Naomi does not repeat that promise back to Ruth! We are like that a lot with God and each other, and Yet God’s Grace, “hessed”, loving-kindness comes to us like Ruth’s vow. God’s loving-kindness is not dependent on our loveliness. Love sneaks up on us, loving us when we are unlovely. Love sticks with us as we desperately glean fields. Let all who have ears note: the Moabite is our redeemer. The Messiah comes by way of the Moabites and Canaanites, and children conceived in scandal. This musical slips that subversive message right under our pious noses.
And just in case ancient or modern audiences miss it, the closing number begins with Boaz accepting Ruth’s marriage and land-grant proposals, (the commentators tell us of complexities that separate the redeeming of Naomi’s land and the proposed marriagel for marriage. These are perhaps lost to history) as the Bethlehem Town Chorus sings a blessing to Boaz who awaits Ruth under a wedding canopy: “Boaz, we are your witnesses. May the Lord grant that the woman, that Moabite woman, Ruth, who now is your wife! May she like Rachel and Leah, who built up our lands. May the Lord preserve Bethlehem through her. May your household be blessed by this Moabite just as Tamar, the Canaanite, improved our people!”

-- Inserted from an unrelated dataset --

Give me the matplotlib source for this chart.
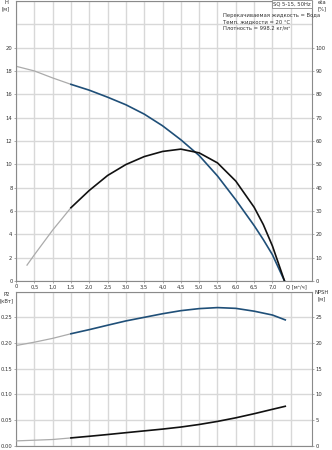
import matplotlib
matplotlib.use("Agg")
import matplotlib.pyplot as plt

# ---- data ----
q_h = [0, 0.5, 1.0, 1.5, 2.0, 2.5, 3.0, 3.5, 4.0, 4.5, 5.0, 5.5, 6.0, 6.5, 6.75, 7.0, 7.33]
h_vals = [18.4, 18.0, 17.4, 16.85, 16.35, 15.75, 15.1, 14.3, 13.3, 12.1, 10.75, 9.0, 6.95, 4.75, 3.55, 2.25, 0]

q_eta = [0.3, 0.5, 1.0, 1.5, 2.0, 2.5, 3.0, 3.5, 4.0, 4.5, 5.0, 5.5, 6.0, 6.5, 6.75, 7.0, 7.33]
eta_vals = [6.8, 11.2, 21.8, 31.4, 38.8, 45.2, 49.9, 53.3, 55.5, 56.5, 54.9, 50.6, 42.8, 31.6, 24.2, 15.0, 0]

q_p = [0, 0.5, 1.0, 1.5, 2.0, 2.5, 3.0, 3.5, 4.0, 4.5, 5.0, 5.5, 6.0, 6.5, 7.0, 7.35]
p2_vals = [0.195, 0.2015, 0.209, 0.218, 0.226, 0.2346, 0.243, 0.250, 0.257, 0.263, 0.267, 0.269, 0.2675, 0.262, 0.2545, 0.245]
npsh_vals = [0.9, 1.03, 1.17, 1.48, 1.8, 2.14, 2.5, 2.85, 3.2, 3.6, 4.1, 4.7, 5.4, 6.2, 7.06, 7.65]

x_ticks = [0, 0.5, 1.0, 1.5, 2.0, 2.5, 3.0, 3.5, 4.0, 4.5, 5.0, 5.5, 6.0, 6.5, 7.0]
x_grid = x_ticks + [7.5]
h_ticks = list(range(0, 21, 2))
h_grid = list(range(0, 25, 2))
eta_ticks = list(range(0, 101, 10))
p2_ticks = [0.00, 0.05, 0.10, 0.15, 0.20, 0.25]
npsh_ticks = [0, 5, 10, 15, 20, 25]

split_q = 1.5
info_lines = ["Перекачиваемая жидкость = Вода", "Темп. жидкости = 20 °C", "Плотность = 998.2 кг/м³"]
title_box = "SQ 5-15, 50Hz"

BLUE = "#1f4f78"
GRAY = "#ababab"
GRID = "#d8d8d8"
SPINE = "#8a8a8a"
TXT = "#333333"
FS = 3.8

plt.rcParams['font.family'] = ['DejaVu Sans']

fig = plt.figure(figsize=(3.32, 4.50), dpi=100)
L, R = 16 / 332, 312 / 332
ax1 = fig.add_axes([L, 1 - 281 / 450, R - L, 281 / 450 - 0.002])
ax2 = fig.add_axes([L, 1 - 445.5 / 450, R - L, (445.5 - 291.7) / 450])

XMAX = 8.08


def split(xs, ys, s):
    a = [(x, y) for x, y in zip(xs, ys) if x <= s]
    b = [(x, y) for x, y in zip(xs, ys) if x >= s]
    return list(zip(*a)), list(zip(*b))


def style(ax, ylim, ygrid):
    ax.set_xlim(0, XMAX)
    ax.set_ylim(*ylim)
    for x in x_grid:
        ax.axvline(x, color=GRID, lw=1.0, zorder=0)
    for y in ygrid:
        ax.axhline(y, color=GRID, lw=1.0, zorder=0)
    for s in ax.spines.values():
        s.set_color(SPINE)
        s.set_linewidth(0.8)
    ax.tick_params(axis='both', labelsize=FS, colors=SPINE, labelcolor=TXT,
                   length=1.5, width=0.5, pad=1)


# --- top panel ---
style(ax1, (0, 24), h_grid)
ax1.set_yticks(h_ticks)
ax1.set_xticks(x_ticks)
ax1.set_xticklabels([("%.1f" % v).replace(".", ",") if v != 0 else "0" for v in x_ticks])
(a, b) = split(q_h, h_vals, split_q)
ax1.plot(a[0], a[1], color=GRAY, lw=0.9, solid_joinstyle='round')
ax1.plot(b[0], b[1], color=BLUE, lw=1.2, solid_joinstyle='round')

ax1r = ax1.twinx()
ax1r.set_ylim(0, 120)
ax1r.set_yticks(eta_ticks)
for s in ax1r.spines.values():
    s.set_visible(False)
ax1r.tick_params(axis='y', labelsize=FS, colors=SPINE, labelcolor=TXT, length=1.5, width=0.5, pad=1)
(a, b) = split(q_eta, eta_vals, split_q)
ax1r.plot(a[0], a[1], color=GRAY, lw=0.9, solid_joinstyle='round')
ax1r.plot(b[0], b[1], color="#111111", lw=1.2, solid_joinstyle='round')

fig.text(6 / 332, 1 - 3 / 450, "H", fontsize=FS, color=TXT, ha='center', va='center')
fig.text(6 / 332, 1 - 9 / 450, "[м]", fontsize=FS, color=TXT, ha='center', va='center')
fig.text(322 / 332, 1 - 3 / 450, "eta", fontsize=FS, color=TXT, ha='center', va='center')
fig.text(322 / 332, 1 - 9 / 450, "[%]", fontsize=FS, color=TXT, ha='center', va='center')
fig.text(296 / 332, 1 - 287 / 450, "Q [м³/ч]", fontsize=FS, color=TXT, ha='center', va='center')

ax1.text(0.995, 0.997, title_box, transform=ax1.transAxes, fontsize=FS, color=TXT,
         ha='right', va='top',
         bbox=dict(boxstyle='square,pad=0.25', fc='white', ec=SPINE, lw=0.6))
for i, line in enumerate(info_lines):
    ax1.text((222.7 - 16) / 296, 1 - (15 + 6 * i) / 281, line, transform=ax1.transAxes,
             fontsize=FS, color=TXT, ha='left', va='center')

# --- bottom panel ---
style(ax2, (0, 0.30), p2_ticks + [0.30])
ax2.set_yticks(p2_ticks)
ax2.set_yticklabels(["%.2f" % v for v in p2_ticks])
ax2.set_xticks(x_ticks)
ax2.tick_params(axis='x', labelbottom=False, length=0)
(a, b) = split(q_p, p2_vals, split_q)
ax2.plot(a[0], a[1], color=GRAY, lw=0.9, solid_joinstyle='round')
ax2.plot(b[0], b[1], color=BLUE, lw=1.2, solid_joinstyle='round')

ax2r = ax2.twinx()
ax2r.set_ylim(0, 30)
ax2r.set_yticks(npsh_ticks)
for s in ax2r.spines.values():
    s.set_visible(False)
ax2r.tick_params(axis='y', labelsize=FS, colors=SPINE, labelcolor=TXT, length=1.5, width=0.5, pad=1)
(a, b) = split(q_p, npsh_vals, split_q)
ax2r.plot(a[0], a[1], color=GRAY, lw=0.9, solid_joinstyle='round')
ax2r.plot(b[0], b[1], color="#111111", lw=1.2, solid_joinstyle='round')

fig.text(7 / 332, 1 - 295 / 450, "P2", fontsize=FS, color=TXT, ha='center', va='center')
fig.text(7 / 332, 1 - 301 / 450, "[кВт]", fontsize=FS, color=TXT, ha='center', va='center')
fig.text(322 / 332, 1 - 293 / 450, "NPSH", fontsize=FS, color=TXT, ha='center', va='center')
fig.text(322 / 332, 1 - 299 / 450, "[м]", fontsize=FS, color=TXT, ha='center', va='center')

fig.savefig("out.png", dpi=100)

And the music swells from the orchestra pit, the grand finale begins with Ruth returning to the stage holding her baby, Obed. She hands Oded to Naomi who sits in a rocking chair throne, the child in her arms as Bethlehem Town Chorus belts out, “Naomi, may the Lord be blessed, who has taken away your bitterness, Naomi, the Lord has not left you alone. Naomi, this child is named Obed. The name means ‘one who serves the Lord’. May your name be ‘Bitter’ no more. May this land fill your hand; may you be empty no more. May your name be as sweet as the child dancing at your feet. And you never forget, let us never forget that your daughter-in-law, your daughter-in-law, yes that Moabite daughter-in-law, Ruth, who loves you, who pledged not to leave you, who sustained you, Ruth, has filled your arms and made your way sweet. Be bitter no more for your Moabite daughter, is better for you, is better for us, is for all, is better than seven worthy sons.” The curtain should have already fallen, leaving us longing for the encore’s big cast reprisal of “where you go I will go”. However, the playwright adds a tag to drive home their point! So Ruth ends with the narrator recounting the ancestry of King David and for us who follow Christ- Jesus. The Messiah traces right back to Ruth- the Moabite! Now Naomi’s grandson, Obed through Ruth the Moabite, became Jesse’s father, and Jesse was the father of King David- the Great, and the ancestral of all redeemers! Friends, never forget, The Moabite is our Redeemer. Amen.